[Rows from a dataset of charts and code]
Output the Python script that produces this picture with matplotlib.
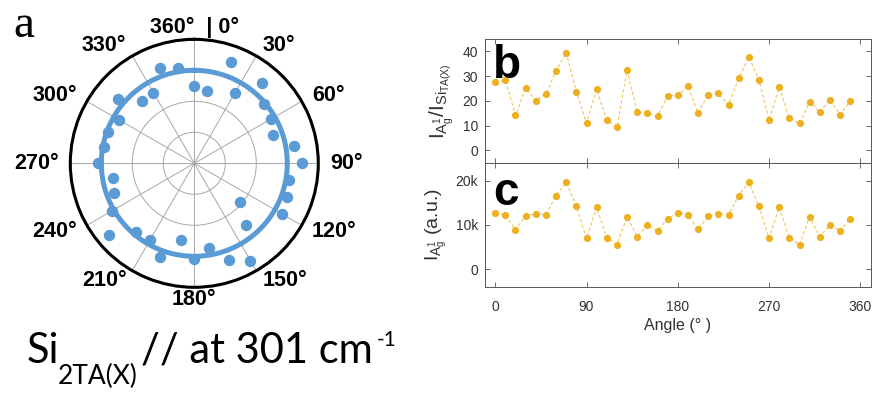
import numpy as np
import matplotlib
matplotlib.use('Agg')
import matplotlib.pyplot as plt

plt.rcParams['font.family'] = ['Liberation Sans', 'DejaVu Sans']
plt.rcParams['mathtext.default'] = 'regular'

# polarisation angles (deg) and normalised intensity of Si 2TA(X)
angles = [0, 10, 20, 30, 40, 50, 60, 70, 80, 90, 100, 110, 120, 130, 140, 150, 160, 170,
          180, 190, 200, 210, 220, 230, 240, 250, 260, 270, 280, 290, 300, 310, 320, 330, 340, 350]
polar_r = [0.626, 0.594, 0.866, 0.653, 0.847, 0.739, 0.710, 0.672, 0.817, 0.866, 0.777, 0.792,
           0.819, 0.484, 0.648, 0.906, 0.828, 0.696, 0.774, 0.626, 0.801, 0.718, 0.726, 0.903,
           0.769, 0.691, 0.664, 0.780, 0.742, 0.739, 0.702, 0.804, 0.659, 0.659, 0.815, 0.777]
fit_r = 0.75

# panel b: ratio I(Ag1) / I(Si TA(X))
ratio = [27.5, 28.3, 14.1, 25.1, 20.1, 22.8, 32.1, 39.5, 23.6, 11.0, 24.7, 12.3,
         9.4, 32.3, 15.4, 15.0, 14.0, 21.9, 22.3, 26.0, 15.0, 22.5, 23.1, 18.3,
         29.1, 37.7, 28.5, 12.2, 25.5, 12.9, 10.9, 19.7, 15.3, 20.5, 14.4, 20.0]
# panel c: I(Ag1) intensity
intensity = [12700, 12300, 8900, 12100, 12500, 12300, 16600, 19600, 14200, 7000, 14000, 7100,
             5600, 11800, 7400, 10000, 8700, 11400, 12800, 12300, 9000, 12100, 12500, 12300,
             16600, 19600, 14200, 7000, 14000, 7100, 5600, 11800, 7400, 10000, 8700, 11400]

theta_ticks = [0, 30, 60, 90, 120, 150, 180, 210, 240, 270, 300, 330]
theta_labels = ['360°  | 0°', '30°', '60°', '90°', '120°', '150°', '180°',
                '210°', '240°', '270°', '300°', '330°']

blue = '#5B9BD5'
gold = '#EDB120'
axcol = '#555555'
txtcol = '#333333'

fig = plt.figure(figsize=(8.74, 3.94), dpi=100)

# ---- polar panel a
ax = fig.add_axes([0.0804, 0.2708, 0.2838, 0.6294], projection='polar')
ax.set_theta_zero_location('N')
ax.set_theta_direction(-1)
th = np.deg2rad(angles)
ax.plot(th, polar_r, 'o', color=blue, ms=7.2, zorder=3)
tt = np.linspace(0, 2 * np.pi, 400)
ax.plot(tt, np.full_like(tt, fit_r), color=blue, lw=3.6, zorder=2)
ax.set_ylim(0, 1)
ax.set_yticks([0.25, 0.5, 0.75])
ax.set_yticklabels([])
ax.set_thetagrids(theta_ticks, theta_labels, fontsize=15.5, fontweight='bold')
ax.tick_params(axis='x', pad=-2)
ax.grid(color='#a8a8a8', lw=0.7)
ax.spines['polar'].set_linewidth(2.2)
ax.spines['polar'].set_color('black')

fig.canvas.draw()
# MATLAB-like label anchoring: edge of the label faces the circle
for ang, lab in zip(theta_ticks, ax.get_xticklabels()):
    if 0 < ang < 180:
        lab.set_ha('left')
    elif ang > 180:
        lab.set_ha('right')

fig.text(0.0149, 0.906, 'a', fontsize=34, family='Liberation Serif', va='baseline')

# bottom caption: Si_2TA(X) // at 301 cm^-1
fig.text(0.031, 0.079, 'Si', fontsize=30, family='Lato', va='baseline')
fig.text(0.066, 0.026, '2TA(X)', fontsize=19, family='Lato', va='baseline')
cap = fig.text(0.161, 0.079, '// at 301 cm', fontsize=30, family='Lato', va='baseline')
fig.canvas.draw()
bb = cap.get_window_extent()
fig.text((bb.x1 + 4) / fig.bbox.width, 0.122, '-1', fontsize=15, family='Lato', va='baseline')

# ---- panel b
axb = fig.add_axes([0.555, 0.587, 0.441, 0.314])
axb.plot(angles, ratio, '--', color=gold, lw=0.8, alpha=0.75, dashes=(3, 2))
axb.plot(angles, ratio, 'o', color=gold, ms=5.2, mec='none')
axb.set_ylim(-5, 45)
axb.set_yticks([0, 10, 20, 30, 40])
axb.set_ylabel(r'$I_{A_g^{1}}/I_{Si_{TA(X)}}$', fontsize=15, color=txtcol, labelpad=5)
axb.text(0.02, 0.96, 'b', transform=axb.transAxes, fontsize=33, fontweight='bold', va='top')

# ---- panel c
axc = fig.add_axes([0.555, 0.271, 0.441, 0.316])
axc.plot(angles, intensity, '--', color=gold, lw=0.8, alpha=0.75, dashes=(3, 2))
axc.plot(angles, intensity, 'o', color=gold, ms=5.2, mec='none')
axc.set_ylim(-4000, 24000)
axc.set_yticks([0, 10000, 20000])
axc.set_yticklabels(['0', '10k', '20k'])
axc.set_ylabel(r'$I_{A_g^{1}}$ (a.u.)', fontsize=14, color=txtcol, labelpad=5)
axc.set_xlabel('Angle (° )', fontsize=11.5, color=txtcol, labelpad=3)
axc.text(0.02, 0.93, 'c', transform=axc.transAxes, fontsize=33, fontweight='bold', va='top')

for a in (axb, axc):
    a.set_xlim(-10, 370)
    a.set_xticks([0, 90, 180, 270, 360])
    a.tick_params(direction='in', top=True, right=True, length=3.5, width=0.6,
                  color=axcol, labelcolor=txtcol, labelsize=10, pad=5)
    for s in a.spines.values():
        s.set_color(axcol)
        s.set_linewidth(0.7)
axb.tick_params(labelbottom=False)
axc.tick_params(axis='x', pad=9)

fig.savefig('out.png', dpi=100)
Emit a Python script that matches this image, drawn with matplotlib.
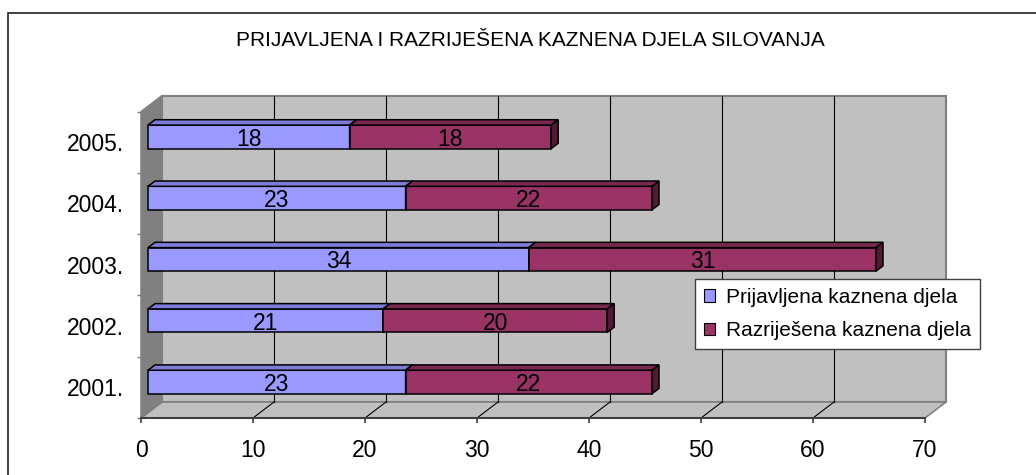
import matplotlib
matplotlib.use('Agg')
import matplotlib.pyplot as plt
from matplotlib.patches import Polygon, Rectangle, Patch
from matplotlib.lines import Line2D
from matplotlib.transforms import IdentityTransform

# ---- data ----
years = ['2001.', '2002.', '2003.', '2004.', '2005.']
prijavljena = [23, 21, 34, 23, 18]
razrijesena = [22, 20, 31, 22, 18]
x_ticks = [0, 10, 20, 30, 40, 50, 60, 70]
series_names = ['Prijavljena kaznena djela', 'Razriješena kaznena djela']
title = 'PRIJAVLJENA I RAZRIJEŠENA KAZNENA DJELA SILOVANJA'

# ---- style ----
plt.rcParams['font.family'] = ['Liberation Sans', 'DejaVu Sans']
FS = 16.5
blue_front, blue_top, blue_side = '#9999FF', '#7C7CD6', '#5C5CA8'
red_front, red_top, red_side = '#993366', '#7A2850', '#4F1A35'
wall, wall_edge, side_wall = '#C0C0C0', '#808080', '#808080'

W, H = 1036, 475
fig = plt.figure(figsize=(W / 100, H / 100), dpi=100)
ax = fig.add_axes([141 / W, (H - 418) / H, (925 - 141) / W, (418 - 111.5) / H])
ax.set_xlim(0, 70)
ax.set_ylim(0, len(years))
ax.set_autoscale_on(False)
ax.patch.set_visible(False)

ident = IdentityTransform()
DX, DY = 21, 16  # full depth offset in pixels


def P(x, y, d):
    px, py = ax.transData.transform((x, y))
    return (px + d * DX, py + d * DY)


def poly(pts, fc, ec, lw, z):
    ax.add_patch(Polygon(pts, closed=True, fc=fc, ec=ec, lw=lw,
                         transform=ident, zorder=z, clip_on=False,
                         joinstyle='miter'))


def line(p0, p1, color, lw, z):
    ax.add_line(Line2D([p0[0], p1[0]], [p0[1], p1[1]], color=color, lw=lw,
                       transform=ident, zorder=z, clip_on=False))


xmax = x_ticks[-1]
ny = len(years)
# walls
poly([P(0, 0, 1), P(xmax, 0, 1), P(xmax, ny, 1), P(0, ny, 1)], wall, wall_edge, 1.5, 0.5)
poly([P(0, 0, 0), P(xmax, 0, 0), P(xmax, 0, 1), P(0, 0, 1)], wall, wall_edge, 1.2, 0.6)
poly([P(0, 0, 0), P(0, 0, 1), P(0, ny, 1), P(0, ny, 0)], side_wall, side_wall, 1.0, 0.6)
for v in x_ticks[1:-1]:
    line(P(v, 0, 1), P(v, ny, 1), 'black', 0.8, 0.7)
    line(P(v, 0, 0), P(v, 0, 1), 'black', 0.8, 0.7)

# bars
h = 0.384
d0, d1 = 1 / 3, 2 / 3
for i in range(ny):
    y0, y1 = i + 0.5 - h / 2, i + 0.5 + h / 2
    start = 0
    for val, (cf, ct, cs) in zip((prijavljena[i], razrijesena[i]),
                                  ((blue_front, blue_top, blue_side),
                                   (red_front, red_top, red_side))):
        end = start + val
        poly([P(start, y0, d0), P(end, y0, d0), P(end, y1, d0), P(start, y1, d0)], cf, 'black', 1.1, 3)
        poly([P(start, y1, d0), P(end, y1, d0), P(end, y1, d1), P(start, y1, d1)], ct, 'black', 1.1, 3)
        poly([P(end, y0, d0), P(end, y0, d1), P(end, y1, d1), P(end, y1, d0)], cs, 'black', 1.1, 3)
        cx, cy = P(start + val / 2, i + 0.5, d0)
        ax.text(cx, cy, str(val), transform=ident, ha='center', va='center_baseline',
                fontsize=FS, zorder=4)
        start = end

# axes / ticks
for s in ('top', 'right'):
    ax.spines[s].set_visible(False)
ax.spines['bottom'].set_color('#404040')
ax.spines['bottom'].set_linewidth(1.5)
ax.spines['left'].set_color('#808080')
ax.spines['left'].set_linewidth(1.0)
ax.set_xticks(x_ticks)
ax.set_xticklabels([str(v) for v in x_ticks])
ax.tick_params(axis='x', length=3.6, width=1.2, color='#404040', labelsize=FS, pad=11.5)
ax.set_yticks(range(ny + 1))
ax.set_yticklabels([])
ax.tick_params(axis='y', which='major', length=3, width=1, color='#808080')
ax.set_yticks([i + 0.5 for i in range(ny)], minor=True)
ax.set_yticklabels(years, minor=True)
ax.tick_params(axis='y', which='minor', length=0, labelsize=FS, pad=12)

# legend
handles = [Patch(fc=blue_front, ec='black', lw=0.8), Patch(fc=red_front, ec='black', lw=0.8)]
leg = ax.legend(handles, series_names, loc='upper left',
                bbox_to_anchor=(695 / W, 1 - 279 / H), bbox_transform=fig.transFigure,
                fontsize=15, frameon=True, fancybox=False, edgecolor='#404040',
                framealpha=1, handlelength=0.55, handleheight=0.55,
                handletextpad=0.5, labelspacing=0.7, borderpad=0.42, borderaxespad=0)
leg.get_frame().set_linewidth(1.0)
leg.set_zorder(5)

# title
fig.text(530 / W, 1 - 41 / H, title, ha='center', va='center', fontsize=15)

# outer frame
fig.add_artist(Rectangle((7.5 / W, -0.1), 1.2, (H - 13) / H + 0.1, fill=False,
                         ec='#222222', lw=1.2, transform=fig.transFigure))

fig.savefig('out.png', dpi=100)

Exercise prompt:
Retype, word for word, only the lines from the one containing "Emit a Python" through the one containing "DX, DY = 21, 16", both included, and leave out any pictures.

Worked answer:
Emit a Python script that matches this image, drawn with matplotlib.
import matplotlib
matplotlib.use('Agg')
import matplotlib.pyplot as plt
from matplotlib.patches import Polygon, Rectangle, Patch
from matplotlib.lines import Line2D
from matplotlib.transforms import IdentityTransform

# ---- data ----
years = ['2001.', '2002.', '2003.', '2004.', '2005.']
prijavljena = [23, 21, 34, 23, 18]
razrijesena = [22, 20, 31, 22, 18]
x_ticks = [0, 10, 20, 30, 40, 50, 60, 70]
series_names = ['Prijavljena kaznena djela', 'Razriješena kaznena djela']
title = 'PRIJAVLJENA I RAZRIJEŠENA KAZNENA DJELA SILOVANJA'

# ---- style ----
plt.rcParams['font.family'] = ['Liberation Sans', 'DejaVu Sans']
FS = 16.5
blue_front, blue_top, blue_side = '#9999FF', '#7C7CD6', '#5C5CA8'
red_front, red_top, red_side = '#993366', '#7A2850', '#4F1A35'
wall, wall_edge, side_wall = '#C0C0C0', '#808080', '#808080'

W, H = 1036, 475
fig = plt.figure(figsize=(W / 100, H / 100), dpi=100)
ax = fig.add_axes([141 / W, (H - 418) / H, (925 - 141) / W, (418 - 111.5) / H])
ax.set_xlim(0, 70)
ax.set_ylim(0, len(years))
ax.set_autoscale_on(False)
ax.patch.set_visible(False)

ident = IdentityTransform()
DX, DY = 21, 16  # full depth offset in pixels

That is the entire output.